The data below should be restated word for word, with every picture omitted.

>> start

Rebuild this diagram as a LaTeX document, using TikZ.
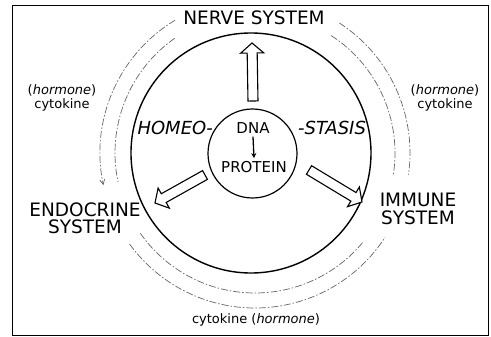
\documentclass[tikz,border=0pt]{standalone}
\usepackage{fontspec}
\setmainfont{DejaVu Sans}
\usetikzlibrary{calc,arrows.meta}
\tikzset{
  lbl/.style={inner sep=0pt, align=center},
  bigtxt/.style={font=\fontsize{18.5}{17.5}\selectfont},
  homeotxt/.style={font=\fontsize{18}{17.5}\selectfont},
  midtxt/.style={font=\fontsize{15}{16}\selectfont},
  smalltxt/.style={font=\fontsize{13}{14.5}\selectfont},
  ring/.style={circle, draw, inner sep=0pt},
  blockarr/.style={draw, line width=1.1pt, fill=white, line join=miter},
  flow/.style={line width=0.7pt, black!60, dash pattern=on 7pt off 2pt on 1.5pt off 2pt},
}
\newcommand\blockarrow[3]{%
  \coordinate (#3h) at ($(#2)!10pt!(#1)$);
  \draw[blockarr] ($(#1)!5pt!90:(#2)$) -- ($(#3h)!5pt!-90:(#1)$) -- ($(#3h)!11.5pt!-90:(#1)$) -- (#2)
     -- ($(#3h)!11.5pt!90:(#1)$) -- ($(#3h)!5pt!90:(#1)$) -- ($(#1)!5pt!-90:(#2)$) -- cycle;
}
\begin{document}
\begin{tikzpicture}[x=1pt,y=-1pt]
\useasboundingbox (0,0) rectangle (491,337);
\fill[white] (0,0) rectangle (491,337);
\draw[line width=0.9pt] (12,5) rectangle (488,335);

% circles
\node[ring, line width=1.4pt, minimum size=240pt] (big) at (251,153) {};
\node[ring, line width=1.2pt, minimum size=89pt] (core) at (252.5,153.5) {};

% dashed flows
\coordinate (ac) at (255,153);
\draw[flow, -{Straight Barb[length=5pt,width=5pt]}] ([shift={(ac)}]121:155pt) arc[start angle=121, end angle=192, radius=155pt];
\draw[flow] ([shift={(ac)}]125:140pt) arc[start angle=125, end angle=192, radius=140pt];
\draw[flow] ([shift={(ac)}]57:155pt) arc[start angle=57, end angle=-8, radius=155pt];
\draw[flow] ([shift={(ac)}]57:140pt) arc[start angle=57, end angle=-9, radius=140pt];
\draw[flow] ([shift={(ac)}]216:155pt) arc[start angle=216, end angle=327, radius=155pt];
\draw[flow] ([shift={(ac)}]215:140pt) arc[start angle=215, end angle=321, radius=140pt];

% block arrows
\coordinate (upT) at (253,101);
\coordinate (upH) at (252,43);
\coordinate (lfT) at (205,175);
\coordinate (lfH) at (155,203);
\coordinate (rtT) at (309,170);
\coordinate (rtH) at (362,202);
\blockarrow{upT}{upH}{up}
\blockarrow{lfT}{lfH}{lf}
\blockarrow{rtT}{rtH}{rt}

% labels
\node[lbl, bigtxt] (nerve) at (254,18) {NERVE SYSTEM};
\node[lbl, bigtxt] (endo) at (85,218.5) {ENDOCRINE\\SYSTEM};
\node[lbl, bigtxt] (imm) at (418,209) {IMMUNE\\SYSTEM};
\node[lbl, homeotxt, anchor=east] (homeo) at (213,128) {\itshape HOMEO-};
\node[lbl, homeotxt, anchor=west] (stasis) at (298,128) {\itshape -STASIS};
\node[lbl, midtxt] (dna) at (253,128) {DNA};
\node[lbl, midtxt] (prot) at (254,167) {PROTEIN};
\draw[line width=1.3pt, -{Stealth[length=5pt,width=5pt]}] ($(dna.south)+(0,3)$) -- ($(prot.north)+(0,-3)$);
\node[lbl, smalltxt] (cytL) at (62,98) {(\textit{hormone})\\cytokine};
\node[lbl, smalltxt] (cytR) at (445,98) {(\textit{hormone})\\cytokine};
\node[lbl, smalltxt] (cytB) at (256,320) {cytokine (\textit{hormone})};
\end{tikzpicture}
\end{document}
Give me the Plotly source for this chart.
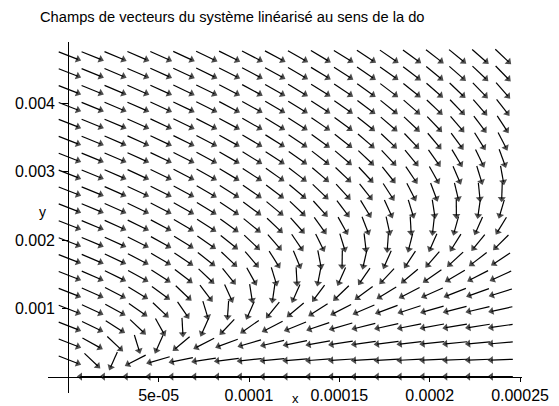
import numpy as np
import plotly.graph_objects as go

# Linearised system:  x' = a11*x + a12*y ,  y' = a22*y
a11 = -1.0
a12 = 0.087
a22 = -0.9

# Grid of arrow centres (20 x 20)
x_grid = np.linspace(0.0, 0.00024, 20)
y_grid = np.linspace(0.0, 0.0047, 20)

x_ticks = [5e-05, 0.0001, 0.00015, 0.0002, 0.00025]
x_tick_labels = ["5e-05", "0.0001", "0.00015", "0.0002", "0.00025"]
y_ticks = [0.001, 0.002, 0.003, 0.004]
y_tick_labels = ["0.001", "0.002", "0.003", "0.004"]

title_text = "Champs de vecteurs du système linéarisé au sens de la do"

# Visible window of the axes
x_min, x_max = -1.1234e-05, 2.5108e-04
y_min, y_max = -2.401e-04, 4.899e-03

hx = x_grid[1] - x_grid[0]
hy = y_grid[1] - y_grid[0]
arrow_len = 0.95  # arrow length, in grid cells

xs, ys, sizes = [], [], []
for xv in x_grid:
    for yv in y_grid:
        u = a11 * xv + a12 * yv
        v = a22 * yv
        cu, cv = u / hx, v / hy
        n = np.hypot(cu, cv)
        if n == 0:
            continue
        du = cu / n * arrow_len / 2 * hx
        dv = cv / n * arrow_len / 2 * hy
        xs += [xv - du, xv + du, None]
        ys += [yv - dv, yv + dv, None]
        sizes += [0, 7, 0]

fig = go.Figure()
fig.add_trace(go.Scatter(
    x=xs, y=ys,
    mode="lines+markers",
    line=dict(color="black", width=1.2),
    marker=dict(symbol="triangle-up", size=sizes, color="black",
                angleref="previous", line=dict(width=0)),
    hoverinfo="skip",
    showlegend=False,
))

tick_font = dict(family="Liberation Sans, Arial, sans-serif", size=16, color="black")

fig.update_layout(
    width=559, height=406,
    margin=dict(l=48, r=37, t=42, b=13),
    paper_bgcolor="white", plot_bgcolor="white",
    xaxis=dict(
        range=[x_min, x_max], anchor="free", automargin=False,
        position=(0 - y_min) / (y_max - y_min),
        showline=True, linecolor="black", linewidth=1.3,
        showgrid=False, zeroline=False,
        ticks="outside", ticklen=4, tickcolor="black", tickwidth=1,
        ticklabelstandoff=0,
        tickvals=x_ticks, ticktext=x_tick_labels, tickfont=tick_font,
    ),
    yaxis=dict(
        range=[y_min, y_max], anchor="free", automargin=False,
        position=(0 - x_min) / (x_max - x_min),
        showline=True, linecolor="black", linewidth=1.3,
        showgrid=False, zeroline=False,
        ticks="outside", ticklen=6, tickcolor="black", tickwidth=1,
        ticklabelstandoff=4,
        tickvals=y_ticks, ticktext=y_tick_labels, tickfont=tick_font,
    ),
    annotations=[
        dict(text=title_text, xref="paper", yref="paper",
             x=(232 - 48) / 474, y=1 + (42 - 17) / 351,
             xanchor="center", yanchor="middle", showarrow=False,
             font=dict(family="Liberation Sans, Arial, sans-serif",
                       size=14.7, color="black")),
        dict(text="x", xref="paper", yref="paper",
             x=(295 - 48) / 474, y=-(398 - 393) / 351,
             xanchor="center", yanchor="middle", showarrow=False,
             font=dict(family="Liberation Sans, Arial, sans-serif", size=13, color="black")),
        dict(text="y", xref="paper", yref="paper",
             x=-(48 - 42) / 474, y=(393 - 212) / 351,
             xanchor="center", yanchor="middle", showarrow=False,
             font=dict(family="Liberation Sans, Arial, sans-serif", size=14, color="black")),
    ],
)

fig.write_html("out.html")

>> end

• _Solution for this problem_:
Rebuild this diagram as a LaTeX document, using TikZ.
\documentclass[tikz,border=0pt]{standalone}
\usepackage{fontspec}
\setmainfont{DejaVu Sans}
\usetikzlibrary{calc,arrows.meta}
\tikzset{
  lbl/.style={inner sep=0pt, align=center},
  bigtxt/.style={font=\fontsize{18.5}{17.5}\selectfont},
  homeotxt/.style={font=\fontsize{18}{17.5}\selectfont},
  midtxt/.style={font=\fontsize{15}{16}\selectfont},
  smalltxt/.style={font=\fontsize{13}{14.5}\selectfont},
  ring/.style={circle, draw, inner sep=0pt},
  blockarr/.style={draw, line width=1.1pt, fill=white, line join=miter},
  flow/.style={line width=0.7pt, black!60, dash pattern=on 7pt off 2pt on 1.5pt off 2pt},
}
\newcommand\blockarrow[3]{%
  \coordinate (#3h) at ($(#2)!10pt!(#1)$);
  \draw[blockarr] ($(#1)!5pt!90:(#2)$) -- ($(#3h)!5pt!-90:(#1)$) -- ($(#3h)!11.5pt!-90:(#1)$) -- (#2)
     -- ($(#3h)!11.5pt!90:(#1)$) -- ($(#3h)!5pt!90:(#1)$) -- ($(#1)!5pt!-90:(#2)$) -- cycle;
}
\begin{document}
\begin{tikzpicture}[x=1pt,y=-1pt]
\useasboundingbox (0,0) rectangle (491,337);
\fill[white] (0,0) rectangle (491,337);
\draw[line width=0.9pt] (12,5) rectangle (488,335);

% circles
\node[ring, line width=1.4pt, minimum size=240pt] (big) at (251,153) {};
\node[ring, line width=1.2pt, minimum size=89pt] (core) at (252.5,153.5) {};

% dashed flows
\coordinate (ac) at (255,153);
\draw[flow, -{Straight Barb[length=5pt,width=5pt]}] ([shift={(ac)}]121:155pt) arc[start angle=121, end angle=192, radius=155pt];
\draw[flow] ([shift={(ac)}]125:140pt) arc[start angle=125, end angle=192, radius=140pt];
\draw[flow] ([shift={(ac)}]57:155pt) arc[start angle=57, end angle=-8, radius=155pt];
\draw[flow] ([shift={(ac)}]57:140pt) arc[start angle=57, end angle=-9, radius=140pt];
\draw[flow] ([shift={(ac)}]216:155pt) arc[start angle=216, end angle=327, radius=155pt];
\draw[flow] ([shift={(ac)}]215:140pt) arc[start angle=215, end angle=321, radius=140pt];

% block arrows
\coordinate (upT) at (253,101);
\coordinate (upH) at (252,43);
\coordinate (lfT) at (205,175);
\coordinate (lfH) at (155,203);
\coordinate (rtT) at (309,170);
\coordinate (rtH) at (362,202);
\blockarrow{upT}{upH}{up}
\blockarrow{lfT}{lfH}{lf}
\blockarrow{rtT}{rtH}{rt}

% labels
\node[lbl, bigtxt] (nerve) at (254,18) {NERVE SYSTEM};
\node[lbl, bigtxt] (endo) at (85,218.5) {ENDOCRINE\\SYSTEM};
\node[lbl, bigtxt] (imm) at (418,209) {IMMUNE\\SYSTEM};
\node[lbl, homeotxt, anchor=east] (homeo) at (213,128) {\itshape HOMEO-};
\node[lbl, homeotxt, anchor=west] (stasis) at (298,128) {\itshape -STASIS};
\node[lbl, midtxt] (dna) at (253,128) {DNA};
\node[lbl, midtxt] (prot) at (254,167) {PROTEIN};
\draw[line width=1.3pt, -{Stealth[length=5pt,width=5pt]}] ($(dna.south)+(0,3)$) -- ($(prot.north)+(0,-3)$);
\node[lbl, smalltxt] (cytL) at (62,98) {(\textit{hormone})\\cytokine};
\node[lbl, smalltxt] (cytR) at (445,98) {(\textit{hormone})\\cytokine};
\node[lbl, smalltxt] (cytB) at (256,320) {cytokine (\textit{hormone})};
\end{tikzpicture}
\end{document}
Give me the Plotly source for this chart.
import numpy as np
import plotly.graph_objects as go

# Linearised system:  x' = a11*x + a12*y ,  y' = a22*y
a11 = -1.0
a12 = 0.087
a22 = -0.9

# Grid of arrow centres (20 x 20)
x_grid = np.linspace(0.0, 0.00024, 20)
y_grid = np.linspace(0.0, 0.0047, 20)

x_ticks = [5e-05, 0.0001, 0.00015, 0.0002, 0.00025]
x_tick_labels = ["5e-05", "0.0001", "0.00015", "0.0002", "0.00025"]
y_ticks = [0.001, 0.002, 0.003, 0.004]
y_tick_labels = ["0.001", "0.002", "0.003", "0.004"]

title_text = "Champs de vecteurs du système linéarisé au sens de la do"

# Visible window of the axes
x_min, x_max = -1.1234e-05, 2.5108e-04
y_min, y_max = -2.401e-04, 4.899e-03

hx = x_grid[1] - x_grid[0]
hy = y_grid[1] - y_grid[0]
arrow_len = 0.95  # arrow length, in grid cells

xs, ys, sizes = [], [], []
for xv in x_grid:
    for yv in y_grid:
        u = a11 * xv + a12 * yv
        v = a22 * yv
        cu, cv = u / hx, v / hy
        n = np.hypot(cu, cv)
        if n == 0:
            continue
        du = cu / n * arrow_len / 2 * hx
        dv = cv / n * arrow_len / 2 * hy
        xs += [xv - du, xv + du, None]
        ys += [yv - dv, yv + dv, None]
        sizes += [0, 7, 0]

fig = go.Figure()
fig.add_trace(go.Scatter(
    x=xs, y=ys,
    mode="lines+markers",
    line=dict(color="black", width=1.2),
    marker=dict(symbol="triangle-up", size=sizes, color="black",
                angleref="previous", line=dict(width=0)),
    hoverinfo="skip",
    showlegend=False,
))

tick_font = dict(family="Liberation Sans, Arial, sans-serif", size=16, color="black")

fig.update_layout(
    width=559, height=406,
    margin=dict(l=48, r=37, t=42, b=13),
    paper_bgcolor="white", plot_bgcolor="white",
    xaxis=dict(
        range=[x_min, x_max], anchor="free", automargin=False,
        position=(0 - y_min) / (y_max - y_min),
        showline=True, linecolor="black", linewidth=1.3,
        showgrid=False, zeroline=False,
        ticks="outside", ticklen=4, tickcolor="black", tickwidth=1,
        ticklabelstandoff=0,
        tickvals=x_ticks, ticktext=x_tick_labels, tickfont=tick_font,
    ),
    yaxis=dict(
        range=[y_min, y_max], anchor="free", automargin=False,
        position=(0 - x_min) / (x_max - x_min),
        showline=True, linecolor="black", linewidth=1.3,
        showgrid=False, zeroline=False,
        ticks="outside", ticklen=6, tickcolor="black", tickwidth=1,
        ticklabelstandoff=4,
        tickvals=y_ticks, ticktext=y_tick_labels, tickfont=tick_font,
    ),
    annotations=[
        dict(text=title_text, xref="paper", yref="paper",
             x=(232 - 48) / 474, y=1 + (42 - 17) / 351,
             xanchor="center", yanchor="middle", showarrow=False,
             font=dict(family="Liberation Sans, Arial, sans-serif",
                       size=14.7, color="black")),
        dict(text="x", xref="paper", yref="paper",
             x=(295 - 48) / 474, y=-(398 - 393) / 351,
             xanchor="center", yanchor="middle", showarrow=False,
             font=dict(family="Liberation Sans, Arial, sans-serif", size=13, color="black")),
        dict(text="y", xref="paper", yref="paper",
             x=-(48 - 42) / 474, y=(393 - 212) / 351,
             xanchor="center", yanchor="middle", showarrow=False,
             font=dict(family="Liberation Sans, Arial, sans-serif", size=14, color="black")),
    ],
)

fig.write_html("out.html")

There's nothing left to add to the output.